Questo quanto dice Marcello Spadone, patron del ristorante "La bandiera" di Civitella Casanova, che conta poco più di 1.700 abitanti: «Non riesco a mandare giù questo Dpcm, c’è l’ho sullo stomaco, è pesante. Il comune di Napoli conta più di 1 milione di abitanti, quello di Milano conta 1,396 milioni di abitanti, quello di Roma addirittura conta 2,837 milioni di abitanti e ne potrei citare tanti altri. La provincia di Pescara conta solo 318 mila abitanti. Il comune di Civitella Casanova conta 1.702 abitanti e l’80% ha più di 70 anni. Qualche anno fa, com’è giusto che fu, ebbi un controllo dall’Agenzia delle Entrate, in quanto, secondo loro, c’era qualcosa di anomalo nella cantina, sembrava impossibile che in un piccolo ristorante di un piccolo paese pedemontano, raggiungibile dalla città più vicina con almeno 40 minuti di automobile, con pochissimi o quasi inesistenti collegamenti pubblici, con una viabilità da Camel Trophy avesse una cantina così fornita. Dopo lunghi controlli capirono che la nostra proposta non solo era rivolta alla clientela locale, ma soprattutto a una clientela di più ampio raggio, all’Italia intera. Ora mi chiedo, non per fare polemiche politiche ma per cercare di fare pace con il mio cervello e dare una spiegazione soprattutto ai miei collaboratori, che poverini si sentono figli di un Dio minore, rispetto ad altre categorie di lavoratori. Perché questo accanimento con i ristoranti dei piccoli centri? Perché chiudere nelle festività che per noi rappresentano i giorni di maggior lavoro, tutti i comuni senza tener conto del numero degli abitanti? Se c’è qualche persona sapiente e cortese, che riesca a farmi capire come sono arrivati a questo DPCM (secondo me scellerato e senza senso), gliene sarei davvero grato, molto grato».

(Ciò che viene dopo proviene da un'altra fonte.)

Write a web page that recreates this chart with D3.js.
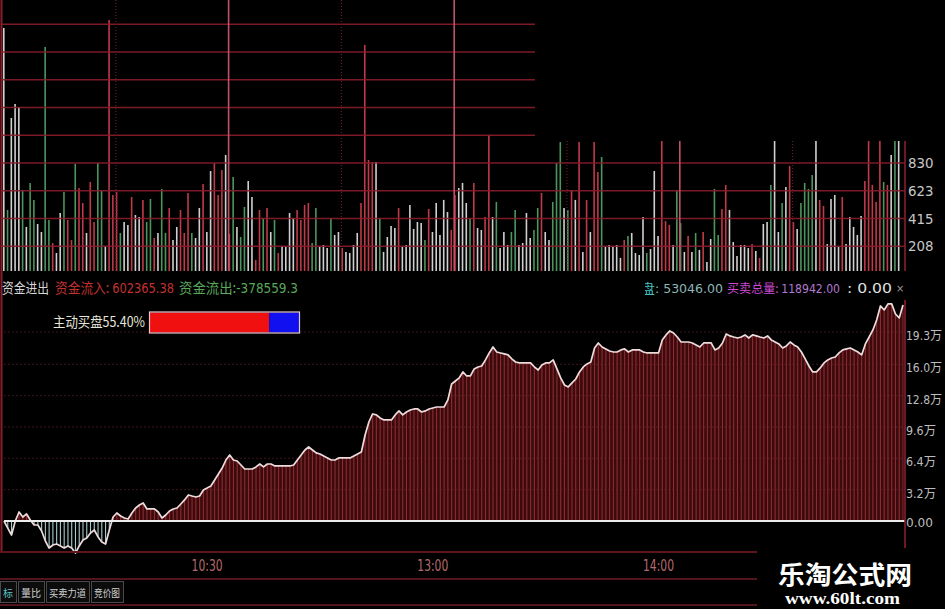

«Non c’è alcun dubbio su quanto espresso da Marcello Spadone», afferma il presidente di Qualità Abruzzo, Sandro Ferretti, «proprio per questo come Consorzio coeso e unito, tutti insieme, cuochi, pasticceri, gelatieri e produttori dobbiamo stringerci e darci manforte l’un l’altro. Non possiamo più restarcene qui in silenzio, dobbiamo far sentire la nostra voce, dare dimostrazione che la nostra non è una categoria minore, anzi, siamo il motore della nostra nazione, ricca di tesori naturali, artistici, storici ed enogastronomici. Senza il turismo, tenendo l’interno comparto enogastronomico così fermo, stiamo colando a picco tutti e non possiamo permettercelo per il nostro futuro, per la nostra regione e per la nazione intera. Rivolgeremo subito il nostro appello alla Regione Abruzzo e poi a Conte, chiederemo la revisione dei codici Ateco se necessario perché non abbiamo più la possibilità di non lavorare. Durante il primo lockdown chi ha potuto ha anticipato con i propri fondi la cassaintegrazione ai dipendenti, ma adesso non ce la facciamo più. Continuando così perderemo attività storiche, aziende, ristoranti stellati e piccole trattorie che con anni di profondo sacrificio hanno fatto dell’Italia il paese più bello al mondo».